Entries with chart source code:
☆ ☆ ☆

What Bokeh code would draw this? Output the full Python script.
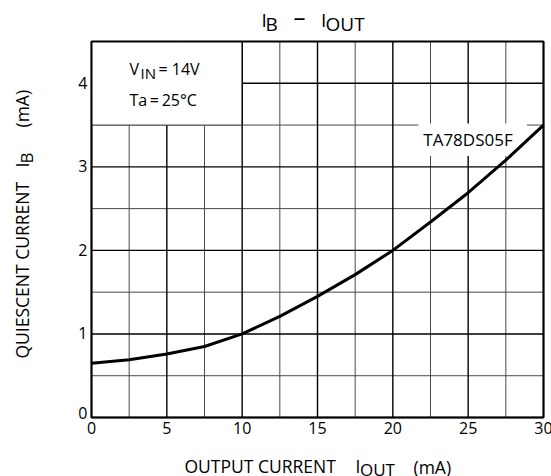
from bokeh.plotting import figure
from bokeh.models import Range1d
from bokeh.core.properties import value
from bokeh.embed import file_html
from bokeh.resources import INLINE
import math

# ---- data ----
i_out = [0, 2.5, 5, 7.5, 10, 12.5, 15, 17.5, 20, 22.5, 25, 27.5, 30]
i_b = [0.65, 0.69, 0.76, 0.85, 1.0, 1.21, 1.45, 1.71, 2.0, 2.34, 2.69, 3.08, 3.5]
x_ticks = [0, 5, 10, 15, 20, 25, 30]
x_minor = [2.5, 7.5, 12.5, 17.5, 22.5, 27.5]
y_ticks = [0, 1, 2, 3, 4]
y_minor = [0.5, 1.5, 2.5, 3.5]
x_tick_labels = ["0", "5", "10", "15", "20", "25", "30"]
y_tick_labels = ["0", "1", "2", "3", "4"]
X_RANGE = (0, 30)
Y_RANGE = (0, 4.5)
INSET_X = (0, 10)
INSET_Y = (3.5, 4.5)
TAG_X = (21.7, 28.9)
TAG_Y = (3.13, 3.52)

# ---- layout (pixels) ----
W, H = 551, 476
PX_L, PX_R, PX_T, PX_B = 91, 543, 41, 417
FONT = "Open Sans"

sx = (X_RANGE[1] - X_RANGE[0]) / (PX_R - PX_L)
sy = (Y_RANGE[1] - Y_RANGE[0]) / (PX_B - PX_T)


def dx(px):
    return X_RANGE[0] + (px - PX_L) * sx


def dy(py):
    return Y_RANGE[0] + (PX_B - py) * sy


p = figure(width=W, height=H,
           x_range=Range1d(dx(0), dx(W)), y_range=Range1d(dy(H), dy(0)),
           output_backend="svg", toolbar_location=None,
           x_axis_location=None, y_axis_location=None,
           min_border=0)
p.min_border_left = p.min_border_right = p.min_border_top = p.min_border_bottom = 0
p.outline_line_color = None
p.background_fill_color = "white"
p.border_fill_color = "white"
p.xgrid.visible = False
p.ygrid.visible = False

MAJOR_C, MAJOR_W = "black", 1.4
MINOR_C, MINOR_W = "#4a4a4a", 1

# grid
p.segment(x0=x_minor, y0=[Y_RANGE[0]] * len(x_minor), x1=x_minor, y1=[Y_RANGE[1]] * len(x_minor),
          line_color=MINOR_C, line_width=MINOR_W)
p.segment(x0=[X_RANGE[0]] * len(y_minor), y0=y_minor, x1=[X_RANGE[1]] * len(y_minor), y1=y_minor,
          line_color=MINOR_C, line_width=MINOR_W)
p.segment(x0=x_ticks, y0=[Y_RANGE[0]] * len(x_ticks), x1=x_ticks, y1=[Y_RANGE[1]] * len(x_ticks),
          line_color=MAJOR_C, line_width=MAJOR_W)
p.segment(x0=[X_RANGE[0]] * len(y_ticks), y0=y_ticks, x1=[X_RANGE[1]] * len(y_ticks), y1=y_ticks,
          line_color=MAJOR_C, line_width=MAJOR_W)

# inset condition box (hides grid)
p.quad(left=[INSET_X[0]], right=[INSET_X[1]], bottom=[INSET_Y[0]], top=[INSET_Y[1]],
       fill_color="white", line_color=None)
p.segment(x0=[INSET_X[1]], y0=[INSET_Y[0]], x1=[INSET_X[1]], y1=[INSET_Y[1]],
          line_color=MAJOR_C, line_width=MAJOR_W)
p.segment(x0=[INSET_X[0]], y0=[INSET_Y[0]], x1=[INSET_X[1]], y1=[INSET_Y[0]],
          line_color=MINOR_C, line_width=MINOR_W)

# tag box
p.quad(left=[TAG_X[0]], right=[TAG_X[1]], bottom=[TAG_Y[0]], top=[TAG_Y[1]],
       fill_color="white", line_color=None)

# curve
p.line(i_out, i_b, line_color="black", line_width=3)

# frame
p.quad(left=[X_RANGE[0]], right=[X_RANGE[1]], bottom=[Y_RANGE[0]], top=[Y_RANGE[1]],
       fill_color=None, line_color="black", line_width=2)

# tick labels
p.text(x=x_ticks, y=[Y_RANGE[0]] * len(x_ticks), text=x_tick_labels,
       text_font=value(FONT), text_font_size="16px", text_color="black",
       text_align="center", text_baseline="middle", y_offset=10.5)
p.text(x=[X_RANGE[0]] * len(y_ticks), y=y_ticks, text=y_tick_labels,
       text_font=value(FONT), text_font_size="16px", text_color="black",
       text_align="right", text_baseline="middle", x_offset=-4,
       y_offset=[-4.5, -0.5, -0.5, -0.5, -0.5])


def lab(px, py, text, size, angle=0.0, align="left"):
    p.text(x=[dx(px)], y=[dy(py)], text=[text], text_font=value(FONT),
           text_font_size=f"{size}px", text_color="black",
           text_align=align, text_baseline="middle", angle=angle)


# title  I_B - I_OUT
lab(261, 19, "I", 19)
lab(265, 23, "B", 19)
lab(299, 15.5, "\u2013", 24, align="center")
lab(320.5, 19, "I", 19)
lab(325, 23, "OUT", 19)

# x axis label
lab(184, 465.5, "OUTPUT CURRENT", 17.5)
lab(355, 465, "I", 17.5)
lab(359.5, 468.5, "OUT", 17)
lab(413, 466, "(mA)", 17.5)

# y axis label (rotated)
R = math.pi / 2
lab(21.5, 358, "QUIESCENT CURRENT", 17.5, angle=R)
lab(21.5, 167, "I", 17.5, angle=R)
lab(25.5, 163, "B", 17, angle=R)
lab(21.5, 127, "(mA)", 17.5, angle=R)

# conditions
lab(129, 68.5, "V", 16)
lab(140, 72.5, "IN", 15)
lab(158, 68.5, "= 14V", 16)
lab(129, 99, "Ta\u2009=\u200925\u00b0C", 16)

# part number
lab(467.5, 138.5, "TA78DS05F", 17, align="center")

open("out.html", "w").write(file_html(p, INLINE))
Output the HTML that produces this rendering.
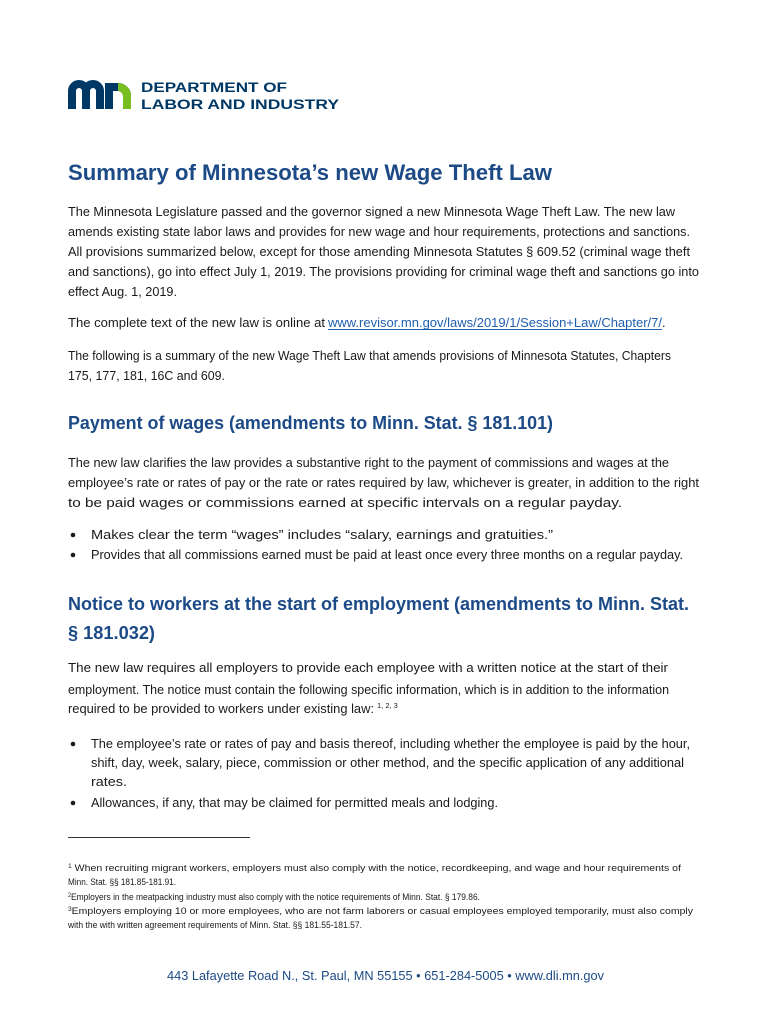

☆ ☆ ☆

Given request:
The answer is one number: how many lines of the material above contain "this".

Expected output:
2